For the last 2523 years we have been exploring and experiencing the philosophy based on truth, compassion and wisdom preached by the Buddha. The divisions, conflicts and fighting, destruction, natural disasters faced by mankind during the period of the Buddha are still to be seen in the world at large. We experience these phenomena even to date. Solutions to the problems we face today can be found in Buddhist Philosophy based on renunciation, truth and reconciliation. There are still border disputes, racial disharmony and other problems faced by the people in the world. Human genocide, religious wars are increasing. The most dangerous situation faced today is religious extremism. It is based on single god extremism preached by faith based religions. Destroying the basic ethics, destruction and mass murder has become the order of the day. Most religions are based on love and respect towards other human beings.

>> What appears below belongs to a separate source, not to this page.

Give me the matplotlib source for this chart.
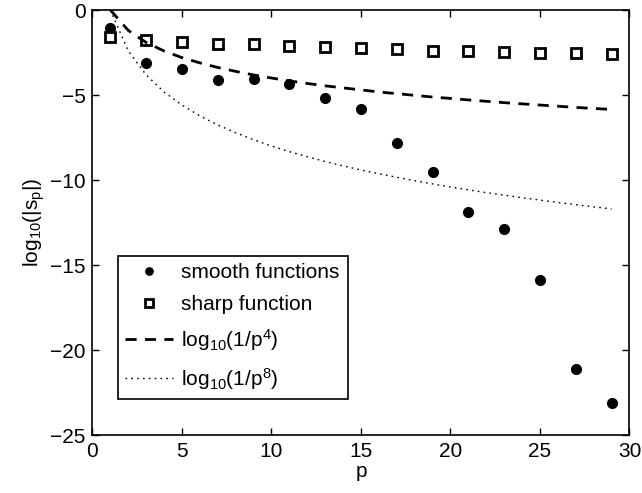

True social ethics can be experienced in Buddhist Philosophy. During his time the Buddha practised ethics such as respecting other religions and allowing other religious leaders to express their views freely and not obstructing to preach once own religion.

The need for a truthful matured global leadership adopting the path shown by the Buddha leading to social justice, sustainable peace, sustainable family, preventive health, social ethics and social values has become the need of the day.

What the Buddha preached on conflict resolution was a point of discussion at the World Buddhist Congress making it the theme for not only the Buddhist countries but also non Buddhist countries alike. The importance of Buddhist philosophy in the peaceful coexistence of the human race was emphasised and the dedication of all countries in the world to that effect was highlighted during the sessions.